How AI discovers content using descriptors and k-nearest neighbors
June 7, 2024
|The world is a complicated place, so how can we advance AI to help us solve interesting problems in such a complex environment? For instance:
- How does Amazon decide what we might want to buy next (among millions of choices)?
- How can we find all the photos from our vacation last summer to the Grand Canyon if they are scattered all over the place?
- How can we get suggestions for new music to listen to based on our past choices?
- How can we find research related to a topic we care about (even if it’s in another language)?
The answers are descriptors and neighbors.
What are descriptors and nearest neighbors?
Let’s assume you invent an AI engine. Next, you feed it something (people’s purchasing histories, or images and videos, or music, or research papers) and it kicks out a descriptor: a mathematical expression that represents a compressed description of the object you fed in.
A relatable descriptor example is how you shrink your digital camera’s images by saving a photo as a JPEG (something you have been doing for years).
The descriptor, if you create it correctly, is capturing the essence of the original object.
Next, imagine you do a great job of creating descriptors for every piece of music. Then, you decide you would love to hear music that is like Miley Cyrus’ “Flowers.” One way to find similar songs is to go find the descriptor you created for “Flowers” and look for other descriptors that are nearby: we call those its nearest neighbors.
The descriptors nearest to “Flowers” are likely to be very similar songs, while the descriptors further away are likely to be less relevant. Now, we can even sort the results by relevance.

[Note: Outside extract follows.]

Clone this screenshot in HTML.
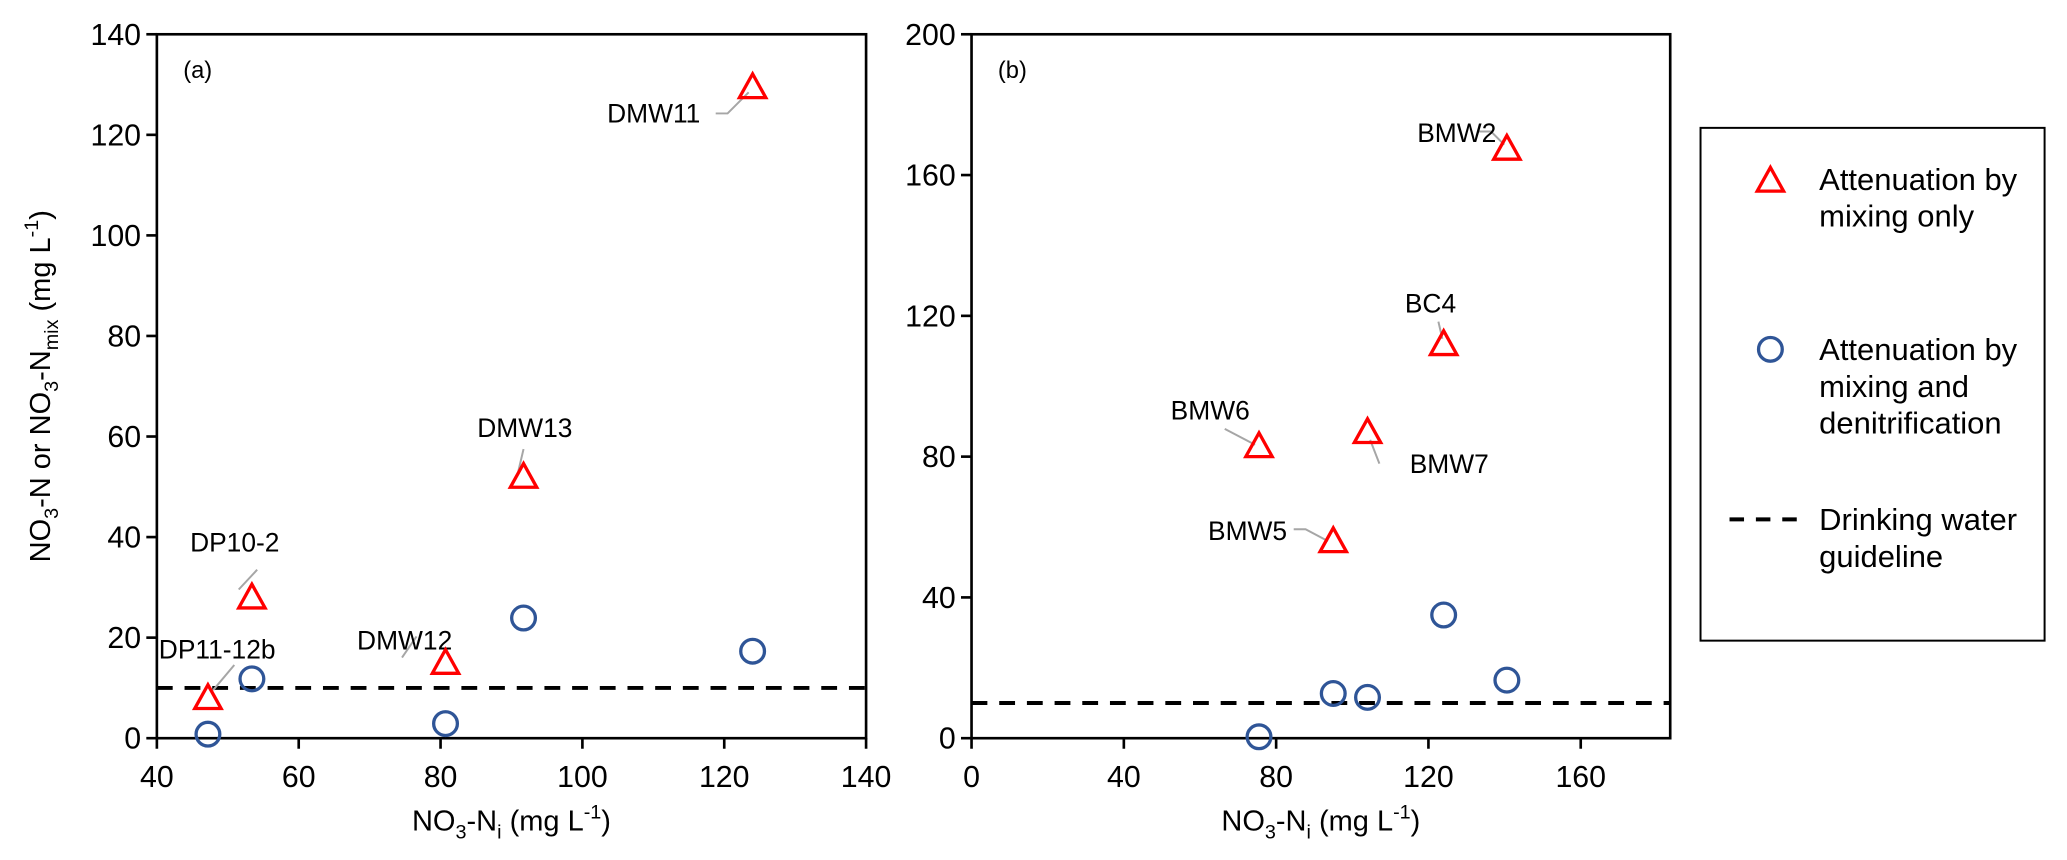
<!DOCTYPE html>
<html><head><meta charset="utf-8"><style>
body{margin:0;background:#fff;}
svg{display:block;font-family:"Liberation Sans",Arial,sans-serif;}
</style></head><body>
<svg id="chart" width="2067" height="860" viewBox="0 0 1568 652.4" preserveAspectRatio="none" xmlns="http://www.w3.org/2000/svg"></svg>
<script>
// Panel (a) data
const aTriX = [47.2, 53.4, 80.7, 91.7, 124];
const aTriY = [8, 28, 15, 52, 129.5];
const aTriNames = ["DP11-12b", "DP10-2", "DMW12", "DMW13", "DMW11"];
const aCirX = [47.2, 53.4, 80.7, 91.7, 124];
const aCirY = [0.8, 11.8, 2.9, 23.9, 17.3];
const aXTicks = [40, 60, 80, 100, 120, 140];
const aYTicks = [0, 20, 40, 60, 80, 100, 120, 140];
// Panel (b) data
const bTriX = [140.6, 124, 75.5, 104, 95];
const bTriY = [167.5, 112, 83, 87, 56];
const bTriNames = ["BMW2", "BC4", "BMW6", "BMW7", "BMW5"];
const bCirX = [75.5, 95, 104, 124, 140.6];
const bCirY = [0.4, 12.7, 11.6, 35, 16.5];
const bXTicks = [0, 40, 80, 120, 160];
const bYTicks = [0, 40, 80, 120, 160, 200];
const guideline = [10];

const NS = "http://www.w3.org/2000/svg";
const svg = document.getElementById("chart");
function mk(tag, attrs, parent) {
  const e = document.createElementNS(NS, tag);
  for (const k in attrs) e.setAttribute(k, attrs[k]);
  (parent || svg).appendChild(e);
  return e;
}
function txt(x, y, s, size, anchor, parent) {
  const t = mk("text", {x: x, y: y, "font-size": size, "text-anchor": anchor || "middle", fill: "#000"}, parent);
  t.textContent = s;
  return t;
}
function tri(g, cx, cy) {
  return mk("polygon", {points: (cx) + "," + (cy - 10) + " " + (cx - 10) + "," + (cy + 8) + " " + (cx + 10) + "," + (cy + 8), fill: "none", stroke: "#ff0000", "stroke-width": 2.5}, g);
}
function circ(g, cx, cy) {
  return mk("circle", {cx: cx, cy: cy, r: 9, fill: "none", stroke: "#2f5597", "stroke-width": 2.5}, g);
}

function panel(cfg) {
  const g = mk("g", {});
  
  
  const X = v => cfg.x0 + (v - cfg.xmin) / (cfg.xmax - cfg.xmin) * (cfg.x1 - cfg.x0);
  const Y = v => cfg.y1 - (v - cfg.ymin) / (cfg.ymax - cfg.ymin) * (cfg.y1 - cfg.y0);
  const frame = mk("rect", {x: cfg.x0, y: cfg.y0, width: cfg.x1 - cfg.x0, height: cfg.y1 - cfg.y0, fill: "none", stroke: "#000", "stroke-width": 2}, g);
  
  
  cfg.xt.forEach(v => {
    mk("line", {x1: X(v), x2: X(v), y1: cfg.y1, y2: cfg.y1 + 8, stroke: "#000", "stroke-width": 2}, g);
    const t = txt(X(v), cfg.y1 + 37, String(v), 23, "middle", g);
    
    
  });
  cfg.yt.forEach(v => {
    mk("line", {x1: cfg.x0 - 8, x2: cfg.x0, y1: Y(v), y2: Y(v), stroke: "#000", "stroke-width": 2}, g);
    const t = txt(cfg.x0 - 12, Y(v) + 8, String(v), 23, "end", g);
    
    
  });
  const gl = mk("line", {x1: cfg.x0, x2: cfg.x1, y1: Y(guideline[0]), y2: Y(guideline[0]), stroke: "#000", "stroke-width": 3, "stroke-dasharray": "12 9"}, g);
  
  
  cfg.triX.forEach((v, i) => {
    const px = X(v), py = Y(cfg.triY[i]);
    const L = cfg.lab[i];
    const pl = mk("polyline", {points: L.lead.map(p => (px + p[0]) + "," + (py + p[1])).join(" "), fill: "none", stroke: "#a6a6a6", "stroke-width": 1.5}, g);
    
    
    const t = txt(px + L.dx, py + L.dy, cfg.triN[i], 20, "middle", g);
    
    
  });
  cfg.cirX.forEach((v, i) => {
    const c = circ(g, X(v), Y(cfg.cirY[i]));
    
    
  });
  cfg.triX.forEach((v, i) => {
    const p = tri(g, X(v), Y(cfg.triY[i]));
    
    
  });
  const pt = txt(cfg.x0 + 20, cfg.y0 + 33, cfg.tag, 18, "start", g);
  
  
  const xt = mk("text", {x: (cfg.x0 + cfg.x1) / 2, y: 630, "font-size": 22, "text-anchor": "middle"}, g);
  xt.innerHTML = 'NO<tspan font-size="15" dy="6">3</tspan><tspan dy="-6">-N</tspan><tspan font-size="15" dy="6">i</tspan><tspan dy="-6"> (mg L</tspan><tspan font-size="15" dy="-9">-1</tspan><tspan dy="9">)</tspan>';
  
  
}

panel({name: "panel-a", tag: "(a)", x0: 119, x1: 657, y0: 26, y1: 560, xmin: 40, xmax: 140, ymin: 0, ymax: 140,
  xt: aXTicks, yt: aYTicks, triX: aTriX, triY: aTriY, triN: aTriNames, cirX: aCirX, cirY: aCirY,
  lab: [
    {dx: 7, dy: -30, lead: [[20, -25], [4, -6]]},
    {dx: -13, dy: -35, lead: [[4, -21], [-10, -6]]},
    {dx: -31, dy: -10, lead: [[-33, -4], [-22, -20]]},
    {dx: 1, dy: -30, lead: [[0, -21], [-4, -4]]},
    {dx: -75, dy: 27, lead: [[-28, 20], [-19, 20], [-3, 4]]}
  ]});
panel({name: "panel-b", tag: "(b)", x0: 737, x1: 1267, y0: 26, y1: 560, xmin: 0, xmax: 183.5, ymin: 0, ymax: 200,
  xt: bXTicks, yt: bYTicks, triX: bTriX, triY: bTriY, triN: bTriNames, cirX: bCirX, cirY: bCirY,
  lab: [
    {dx: -38, dy: -5, lead: [[-21, -13], [-12, -13], [-2, -3]]},
    {dx: -10, dy: -24, lead: [[-4, -17], [-1, -4]]},
    {dx: -37, dy: -20, lead: [[-26, -13], [-3, -1]]},
    {dx: 62, dy: 31, lead: [[9, 24], [2, 6]]},
    {dx: -65, dy: -1, lead: [[-30, -9], [-21, -9], [-4, 0]]}
  ]});

const yt = mk("text", {x: 0, y: 0, "font-size": 22, "text-anchor": "middle", transform: "translate(38,293) rotate(-90)"});
yt.innerHTML = 'NO<tspan font-size="15" dy="6">3</tspan><tspan dy="-6">-N  or NO</tspan><tspan font-size="15" dy="6">3</tspan><tspan dy="-6">-N</tspan><tspan font-size="15" dy="6">mix</tspan><tspan dy="-6"> (mg L</tspan><tspan font-size="15" dy="-9">-1</tspan><tspan dy="9">)</tspan>';



// Legend
const lg = mk("g", {});


mk("rect", {x: 1290, y: 97, width: 261, height: 389, fill: "none", stroke: "#000", "stroke-width": 1.5}, lg);
const le1 = tri(lg, 1343, 137);


const le2 = circ(lg, 1343, 265);


const le3 = mk("line", {x1: 1312, x2: 1366, y1: 394, y2: 394, stroke: "#000", "stroke-width": 3, "stroke-dasharray": "11 9"}, lg);


[["Attenuation by", 144], ["mixing only", 172], ["Attenuation by", 273], ["mixing and", 301], ["denitrification", 329], ["Drinking water", 402], ["guideline", 430]].forEach(r => {
  const t = txt(1380, r[1], r[0], 23.5, "start", lg);
  
  
});
</script>
</body></html>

The nitty-gritty of doing this is a bit complicated, but let’s dive in enough to demystify it.
What is an n-dimensional vector?
Let’s begin thinking about dimensions with a relatable example: RGB colors. You can tell someone how much red, green, and blue the color you are looking at has, and they can enter those RGB numbers to see the same color. That is a solution that only needs three dimensions (like telling UPS the box you need to ship is four inches long, three inches wide and two inches deep).
Humans are comfortable thinking in terms of three dimensions, or a box of space.
Mathematicians have no problem thinking in terms of hundreds or thousands of dimensions. That’s handy when it comes to figuring out descriptors for complicated things you might be interested in.
The current state of the art for descriptors are things called n-dimensional vectors (where n is a specific big number, depending on what you are trying to accomplish).
Finding relevant content using nearby descriptors
We will take some liberties here to explain this: this is not how descriptors work, but you will get the idea. Let’s assume you want an AI model to know about all dog breeds, and you feed it a large training photo set of every known dog breed.
The model looks at the photos and the breed names a few million times (in perhaps an hour), decides what is most important to do a great job understanding dog breeds, and builds a descriptor (an n-dimensional vector) for each dog breed.
Let’s start with a single point floating in space to visualize n-dimensional vectors for dog breeds.
From that single point, there might be an arrow pointing straight up, and the length of that arrow is set by how pointy the ears of that specific dog are. Another arrow’s length, pointed in a slightly different direction, might be set by how long the dog’s tail is. Another arrow, pointing in another slightly different direction, could indicate whether the dog has long hair or short hair.
In math terms, each arrow points in a different direction and therefore lives in its own dimension. Since we can have as many dimensions as we need to characterize dog breeds, we can do a very comprehensive job categorizing or sorting dogs by breed.
You might imagine that a descriptor for a poodle (it’s n-dimensional vector) might look something like this:
While we can’t draw a picture of all the descriptors of all dog breeds in a multidimensional space, we can simplify it to a three-dimensional space. Here is what descriptors of various dog breeds might look like in a three-dimensional space:
Now, let’s say you were at the dog park this morning and saw a dog that kind of looked like a poodle but was somehow different. We could ask our AI model to find us the nearest neighbors to poodles:
Descriptors near the orange dot (our original poodle descriptor) represent standard Poodles, Toy Poodles, and Miniature Poodles. Further out, descriptors represent Labradoodles, Goldendoodles, Cockapoos, and Cavapoos. Descriptors even further out represent various other water dogs. It doesn’t get better than that.
Remember those difficult questions we posed at the beginning of this article?
Similarly, we could create another AI model where the green dots represent what people like us have purchased, or photos of the Grand Canyon, or musical choices.
Many previously impossible tasks can be done thanks to descriptors and neighbors.